The twins, probably reading her expression, had stopped doing their chores to stand staring at her, their faces worried and earnest and so incredibly young.

“He’s doing time, out of state,” Joslyn said without judgment. Her own stepfather, Elliott Rossiter, had died in prison, and she knew how hard incarceration was on families.

“Let me know if I can do anything, anything at all,” Tara said, feeling ineffectual. Sure, she could write a check, say a few prayers, gather vegetables from her garden to take to the McCulloughs, but that didn’t seem like much in the face of such a tragedy.

“Of course,” Joslyn told her gently. “I’d better get off the phone—Shea and Opal just pulled in, and Boone’s boys are with them—probably means Boone’s going to be working all night, poor guy.”

Tara felt another twinge, this time of guilt, rather than envy. Boone might be obnoxious, but he was her neighbor.
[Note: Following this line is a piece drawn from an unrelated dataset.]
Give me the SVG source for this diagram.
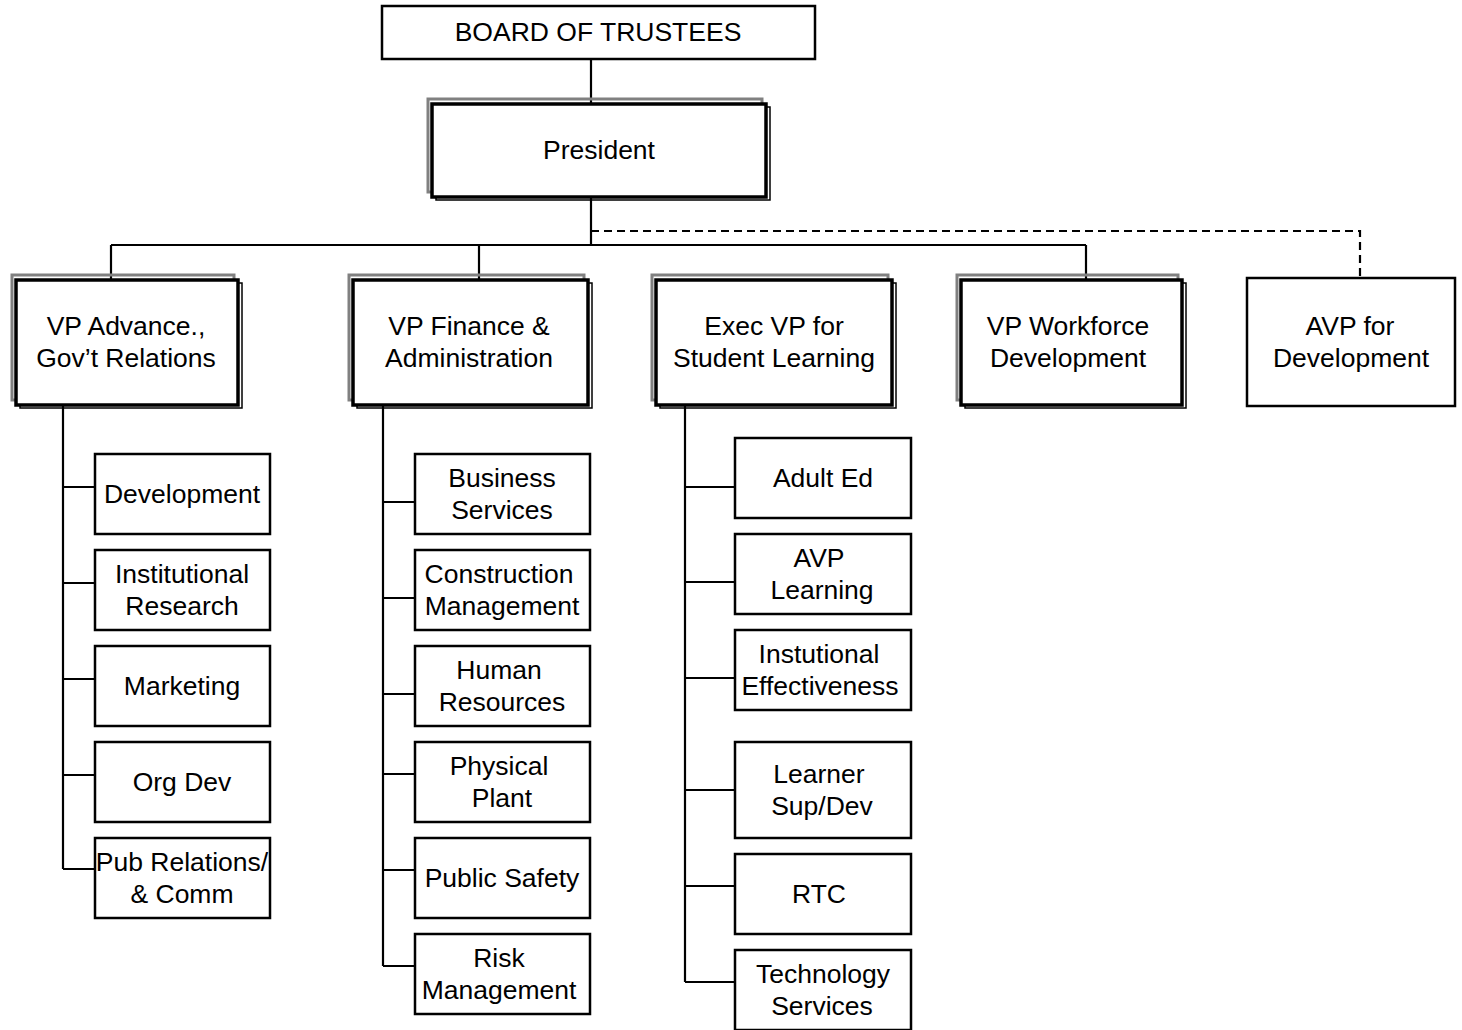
<svg xmlns="http://www.w3.org/2000/svg" width="1462" height="1030" viewBox="0 0 1462 1030">
<style>
text{font-family:"Liberation Sans",Arial,sans-serif;font-size:26.5px;fill:#000;text-anchor:middle;dominant-baseline:central}
.box{fill:#fff;stroke:#000;stroke-width:2.5}
.gray{fill:none;stroke:#808080;stroke-width:3}
.shad{fill:none;stroke:#000;stroke-width:1.5}
.main{fill:#fff;stroke:#000;stroke-width:3.5}
.ln{fill:none;stroke:#000;stroke-width:2.2}
.dash{fill:none;stroke:#000;stroke-width:2.2;stroke-dasharray:8 5}
</style>
<g id="connectors">
<path class="ln" d="M591 59V104M591 197V245M111 245H1086M111 245V280M479 245V280M1086 245V280"/>
<path class="dash" d="M591 231H1360V278"/>
<path class="ln" d="M63 405V869M63 487H95M63 583H95M63 679H95M63 775H95M63 869H95"/>
<path class="ln" d="M383 405V966M383 502H415M383 598H415M383 694H415M383 774H415M383 870H415M383 966H415"/>
<path class="ln" d="M685 405V982M685 487H735M685 582H735M685 678H735M685 790H735M685 886H735M685 982H735"/>
</g>
<g id="board"><rect class="box" x="382" y="6" width="433" height="53"/><text x="598" y="32">BOARD OF TRUSTEES</text></g>
<g id="president"><rect class="gray" x="428" y="99" width="334" height="93"/><rect class="shad" x="436" y="107" width="334" height="93"/><rect class="main" x="432" y="104" width="334" height="93"/><text x="599" y="150">President</text></g>
<g id="vp-advance"><rect class="gray" x="12" y="275" width="222" height="125"/><rect class="shad" x="20" y="283" width="222" height="125"/><rect class="main" x="16" y="280" width="222" height="125"/><text x="126" y="326">VP Advance.,</text><text x="126" y="358">Gov’t Relations</text></g>
<g id="vp-finance"><rect class="gray" x="349" y="275" width="235" height="125"/><rect class="shad" x="357" y="283" width="235" height="125"/><rect class="main" x="353" y="280" width="235" height="125"/><text x="469" y="326">VP Finance &amp;</text><text x="469" y="358">Administration</text></g>
<g id="exec-vp"><rect class="gray" x="652" y="275" width="236" height="125"/><rect class="shad" x="660" y="283" width="236" height="125"/><rect class="main" x="656" y="280" width="236" height="125"/><text x="774" y="326">Exec VP for</text><text x="774" y="358">Student Learning</text></g>
<g id="vp-workforce"><rect class="gray" x="957" y="275" width="221" height="125"/><rect class="shad" x="965" y="283" width="221" height="125"/><rect class="main" x="961" y="280" width="221" height="125"/><text x="1068" y="326">VP Workforce</text><text x="1068" y="358">Development</text></g>
<g id="avp-dev"><rect class="box" x="1247" y="278" width="208" height="128"/><text x="1350" y="326">AVP for</text><text x="1351" y="358">Development</text></g>

<g id="development"><rect class="box" x="95" y="454" width="175" height="80"/><text x="182" y="494">Development</text></g>
<g id="inst-research"><rect class="box" x="95" y="550" width="175" height="80"/><text x="182" y="574">Institutional</text><text x="182" y="606">Research</text></g>
<g id="marketing"><rect class="box" x="95" y="646" width="175" height="80"/><text x="182" y="686">Marketing</text></g>
<g id="org-dev"><rect class="box" x="95" y="742" width="175" height="80"/><text x="182" y="782">Org Dev</text></g>
<g id="pub-rel"><rect class="box" x="95" y="838" width="175" height="80"/><text x="182" y="862">Pub Relations/</text><text x="182" y="894">&amp; Comm</text></g>

<g id="business"><rect class="box" x="415" y="454" width="175" height="80"/><text x="502" y="478">Business</text><text x="502" y="510">Services</text></g>
<g id="construction"><rect class="box" x="415" y="550" width="175" height="80"/><text x="499" y="574">Construction</text><text x="502" y="606">Management</text></g>
<g id="hr"><rect class="box" x="415" y="646" width="175" height="80"/><text x="499" y="670">Human</text><text x="502" y="702">Resources</text></g>
<g id="plant"><rect class="box" x="415" y="742" width="175" height="80"/><text x="499" y="766">Physical</text><text x="502" y="798">Plant</text></g>
<g id="safety"><rect class="box" x="415" y="838" width="175" height="80"/><text x="502" y="878">Public Safety</text></g>
<g id="risk"><rect class="box" x="415" y="934" width="175" height="80"/><text x="499" y="958">Risk</text><text x="499" y="990">Management</text></g>

<g id="adult-ed"><rect class="box" x="735" y="438" width="176" height="80"/><text x="823" y="478">Adult Ed</text></g>
<g id="avp-learning"><rect class="box" x="735" y="534" width="176" height="80"/><text x="819" y="558">AVP</text><text x="822" y="590">Learning</text></g>
<g id="inst-eff"><rect class="box" x="735" y="630" width="176" height="80"/><text x="819" y="654">Instutional</text><text x="820" y="686">Effectiveness</text></g>
<g id="learner"><rect class="box" x="735" y="742" width="176" height="96"/><text x="819" y="774">Learner</text><text x="822" y="806">Sup/Dev</text></g>
<g id="rtc"><rect class="box" x="735" y="854" width="176" height="80"/><text x="819" y="894">RTC</text></g>
<g id="tech"><rect class="box" x="735" y="950" width="176" height="80"/><text x="823" y="974">Technology</text><text x="822" y="1006">Services</text></g>
</svg>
Just the night before, he’d brought his children to her for safekeeping, after old Zeb Winchell was found dead. Rather than ask for her help again, he must have turned to Opal this time.

For some reason that hurt.

“Talk to you soon,” she told Joslyn, ending the call and tucking the cell into the pocket of her jeans.

“You said you’d tell us what happened,” Erin reminded her, standing a little closer to Elle. “In town, I mean.”

Tara nodded. Then, as best she could, she explained about the water tower, and how teenagers and even younger kids were forever climbing the thing, and now a boy had fallen. His name was Dawson, she told them, and she didn’t know how badly he was hurt.

“Badly enough to need a jet to get him to a hospital,” Elle said. As doctor’s daughters, both girls knew how serious the situation was.

Erin nodded, her hands gripping the handles of the brimming wheelbarrow, then frowned. “Isn’t there a hospital in Parable?” she asked. “I thought we passed one today, on our way out of town.”

“There’s a hospital,” Tara confirmed, remembering that Kendra and Hutch’s baby was being born there, right then. “But it’s not equipped for the kind of care Dawson will need.”

“Oh,” said Elle.

After that, all three of them went back to work, thinking their own thoughts.